The problem:
Repeat the data below exactly, dropping any pictures it holds.

>>>>>

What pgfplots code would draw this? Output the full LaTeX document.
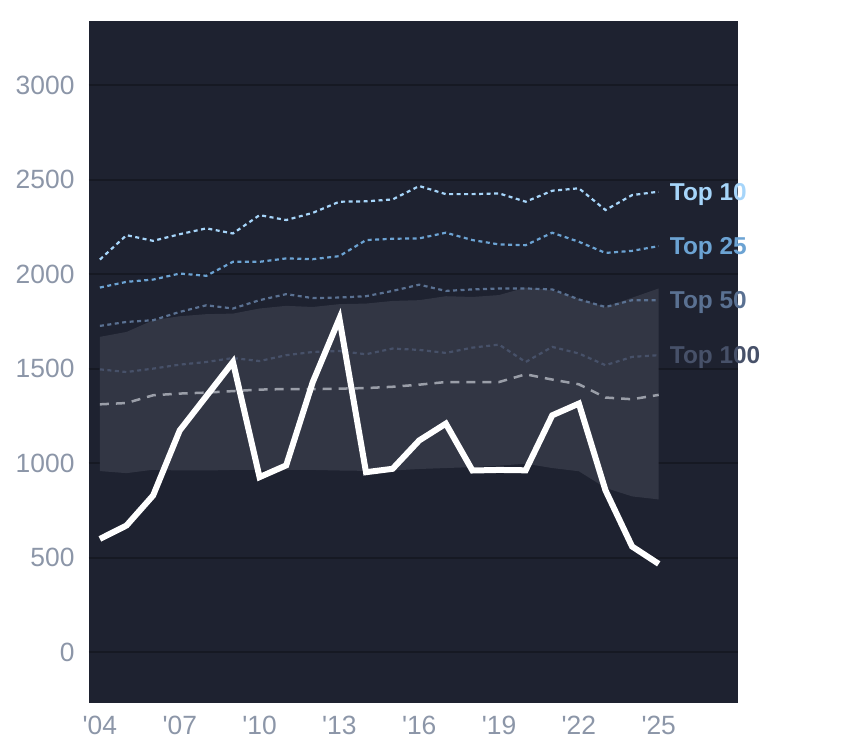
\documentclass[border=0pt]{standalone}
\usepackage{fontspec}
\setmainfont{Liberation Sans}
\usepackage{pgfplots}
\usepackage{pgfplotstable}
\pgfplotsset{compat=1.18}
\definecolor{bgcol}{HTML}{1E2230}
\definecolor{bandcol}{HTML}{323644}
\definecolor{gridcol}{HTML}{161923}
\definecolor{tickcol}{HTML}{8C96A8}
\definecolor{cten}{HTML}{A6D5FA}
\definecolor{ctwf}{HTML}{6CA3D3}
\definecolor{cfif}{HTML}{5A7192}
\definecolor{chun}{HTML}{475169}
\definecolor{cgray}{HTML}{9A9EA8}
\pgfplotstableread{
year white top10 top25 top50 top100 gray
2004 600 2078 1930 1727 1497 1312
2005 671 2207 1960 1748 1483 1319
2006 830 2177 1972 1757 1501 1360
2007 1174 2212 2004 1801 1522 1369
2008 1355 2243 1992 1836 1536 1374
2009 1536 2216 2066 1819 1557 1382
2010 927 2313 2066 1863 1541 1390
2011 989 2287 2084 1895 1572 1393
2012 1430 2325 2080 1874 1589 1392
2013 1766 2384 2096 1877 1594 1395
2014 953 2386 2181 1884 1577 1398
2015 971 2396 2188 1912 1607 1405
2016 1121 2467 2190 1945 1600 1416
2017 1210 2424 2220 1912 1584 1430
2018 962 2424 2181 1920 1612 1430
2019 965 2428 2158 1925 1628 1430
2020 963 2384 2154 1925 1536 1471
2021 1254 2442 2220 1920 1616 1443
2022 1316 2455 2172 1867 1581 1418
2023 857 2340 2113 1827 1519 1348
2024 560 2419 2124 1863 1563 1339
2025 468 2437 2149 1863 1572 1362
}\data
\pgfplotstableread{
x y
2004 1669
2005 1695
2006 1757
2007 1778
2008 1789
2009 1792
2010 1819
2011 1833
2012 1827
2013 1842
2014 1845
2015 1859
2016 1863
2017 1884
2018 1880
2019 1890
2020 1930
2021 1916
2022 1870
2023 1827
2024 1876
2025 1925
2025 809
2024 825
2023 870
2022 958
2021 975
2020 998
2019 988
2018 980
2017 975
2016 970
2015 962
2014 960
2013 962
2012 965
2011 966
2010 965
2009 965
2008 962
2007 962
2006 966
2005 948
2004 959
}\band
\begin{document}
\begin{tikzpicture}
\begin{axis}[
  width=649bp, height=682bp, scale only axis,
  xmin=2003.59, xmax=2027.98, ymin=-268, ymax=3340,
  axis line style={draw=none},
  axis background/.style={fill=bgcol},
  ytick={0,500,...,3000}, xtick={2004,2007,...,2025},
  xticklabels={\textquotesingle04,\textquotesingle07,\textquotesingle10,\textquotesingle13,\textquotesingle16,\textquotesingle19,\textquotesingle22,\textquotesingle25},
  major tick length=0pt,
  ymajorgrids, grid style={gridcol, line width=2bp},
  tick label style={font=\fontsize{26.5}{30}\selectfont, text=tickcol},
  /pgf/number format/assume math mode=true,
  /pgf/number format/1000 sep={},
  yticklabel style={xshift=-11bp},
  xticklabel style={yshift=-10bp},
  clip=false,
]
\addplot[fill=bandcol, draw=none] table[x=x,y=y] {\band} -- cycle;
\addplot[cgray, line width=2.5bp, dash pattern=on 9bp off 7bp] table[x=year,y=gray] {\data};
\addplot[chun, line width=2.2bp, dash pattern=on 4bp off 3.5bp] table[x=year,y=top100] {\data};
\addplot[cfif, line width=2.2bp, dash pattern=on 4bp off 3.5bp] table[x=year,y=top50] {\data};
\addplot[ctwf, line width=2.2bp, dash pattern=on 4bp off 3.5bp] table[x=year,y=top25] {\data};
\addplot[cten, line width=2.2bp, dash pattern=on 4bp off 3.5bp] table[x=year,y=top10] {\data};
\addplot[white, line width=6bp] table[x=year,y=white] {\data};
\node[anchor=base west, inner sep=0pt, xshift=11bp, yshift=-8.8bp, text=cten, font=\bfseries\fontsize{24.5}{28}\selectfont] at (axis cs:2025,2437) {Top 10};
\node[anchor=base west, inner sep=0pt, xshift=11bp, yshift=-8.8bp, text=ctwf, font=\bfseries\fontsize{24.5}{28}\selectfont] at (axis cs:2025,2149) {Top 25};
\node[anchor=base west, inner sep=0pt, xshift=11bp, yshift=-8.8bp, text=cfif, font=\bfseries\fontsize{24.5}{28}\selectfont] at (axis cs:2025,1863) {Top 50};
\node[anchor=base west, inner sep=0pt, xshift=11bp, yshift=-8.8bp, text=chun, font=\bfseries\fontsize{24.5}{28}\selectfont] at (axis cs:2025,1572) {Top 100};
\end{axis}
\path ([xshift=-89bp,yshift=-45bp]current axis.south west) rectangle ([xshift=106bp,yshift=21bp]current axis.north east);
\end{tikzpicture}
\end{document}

<<<<<

Response:
What pgfplots code would draw this? Output the full LaTeX document.
\documentclass[border=0pt]{standalone}
\usepackage{fontspec}
\setmainfont{Liberation Sans}
\usepackage{pgfplots}
\usepackage{pgfplotstable}
\pgfplotsset{compat=1.18}
\definecolor{bgcol}{HTML}{1E2230}
\definecolor{bandcol}{HTML}{323644}
\definecolor{gridcol}{HTML}{161923}
\definecolor{tickcol}{HTML}{8C96A8}
\definecolor{cten}{HTML}{A6D5FA}
\definecolor{ctwf}{HTML}{6CA3D3}
\definecolor{cfif}{HTML}{5A7192}
\definecolor{chun}{HTML}{475169}
\definecolor{cgray}{HTML}{9A9EA8}
\pgfplotstableread{
year white top10 top25 top50 top100 gray
2004 600 2078 1930 1727 1497 1312
2005 671 2207 1960 1748 1483 1319
2006 830 2177 1972 1757 1501 1360
2007 1174 2212 2004 1801 1522 1369
2008 1355 2243 1992 1836 1536 1374
2009 1536 2216 2066 1819 1557 1382
2010 927 2313 2066 1863 1541 1390
2011 989 2287 2084 1895 1572 1393
2012 1430 2325 2080 1874 1589 1392
2013 1766 2384 2096 1877 1594 1395
2014 953 2386 2181 1884 1577 1398
2015 971 2396 2188 1912 1607 1405
2016 1121 2467 2190 1945 1600 1416
2017 1210 2424 2220 1912 1584 1430
2018 962 2424 2181 1920 1612 1430
2019 965 2428 2158 1925 1628 1430
2020 963 2384 2154 1925 1536 1471
2021 1254 2442 2220 1920 1616 1443
2022 1316 2455 2172 1867 1581 1418
2023 857 2340 2113 1827 1519 1348
2024 560 2419 2124 1863 1563 1339
2025 468 2437 2149 1863 1572 1362
}\data
\pgfplotstableread{
x y
2004 1669
2005 1695
2006 1757
2007 1778
2008 1789
2009 1792
2010 1819
2011 1833
2012 1827
2013 1842
2014 1845
2015 1859
2016 1863
2017 1884
2018 1880
2019 1890
2020 1930
2021 1916
2022 1870
2023 1827
2024 1876
2025 1925
2025 809
2024 825
2023 870
2022 958
2021 975
2020 998
2019 988
2018 980
2017 975
2016 970
2015 962
2014 960
2013 962
2012 965
2011 966
2010 965
2009 965
2008 962
2007 962
2006 966
2005 948
2004 959
}\band
\begin{document}
\begin{tikzpicture}
\begin{axis}[
  width=649bp, height=682bp, scale only axis,
  xmin=2003.59, xmax=2027.98, ymin=-268, ymax=3340,
  axis line style={draw=none},
  axis background/.style={fill=bgcol},
  ytick={0,500,...,3000}, xtick={2004,2007,...,2025},
  xticklabels={\textquotesingle04,\textquotesingle07,\textquotesingle10,\textquotesingle13,\textquotesingle16,\textquotesingle19,\textquotesingle22,\textquotesingle25},
  major tick length=0pt,
  ymajorgrids, grid style={gridcol, line width=2bp},
  tick label style={font=\fontsize{26.5}{30}\selectfont, text=tickcol},
  /pgf/number format/assume math mode=true,
  /pgf/number format/1000 sep={},
  yticklabel style={xshift=-11bp},
  xticklabel style={yshift=-10bp},
  clip=false,
]
\addplot[fill=bandcol, draw=none] table[x=x,y=y] {\band} -- cycle;
\addplot[cgray, line width=2.5bp, dash pattern=on 9bp off 7bp] table[x=year,y=gray] {\data};
\addplot[chun, line width=2.2bp, dash pattern=on 4bp off 3.5bp] table[x=year,y=top100] {\data};
\addplot[cfif, line width=2.2bp, dash pattern=on 4bp off 3.5bp] table[x=year,y=top50] {\data};
\addplot[ctwf, line width=2.2bp, dash pattern=on 4bp off 3.5bp] table[x=year,y=top25] {\data};
\addplot[cten, line width=2.2bp, dash pattern=on 4bp off 3.5bp] table[x=year,y=top10] {\data};
\addplot[white, line width=6bp] table[x=year,y=white] {\data};
\node[anchor=base west, inner sep=0pt, xshift=11bp, yshift=-8.8bp, text=cten, font=\bfseries\fontsize{24.5}{28}\selectfont] at (axis cs:2025,2437) {Top 10};
\node[anchor=base west, inner sep=0pt, xshift=11bp, yshift=-8.8bp, text=ctwf, font=\bfseries\fontsize{24.5}{28}\selectfont] at (axis cs:2025,2149) {Top 25};
\node[anchor=base west, inner sep=0pt, xshift=11bp, yshift=-8.8bp, text=cfif, font=\bfseries\fontsize{24.5}{28}\selectfont] at (axis cs:2025,1863) {Top 50};
\node[anchor=base west, inner sep=0pt, xshift=11bp, yshift=-8.8bp, text=chun, font=\bfseries\fontsize{24.5}{28}\selectfont] at (axis cs:2025,1572) {Top 100};
\end{axis}
\path ([xshift=-89bp,yshift=-45bp]current axis.south west) rectangle ([xshift=106bp,yshift=21bp]current axis.north east);
\end{tikzpicture}
\end{document}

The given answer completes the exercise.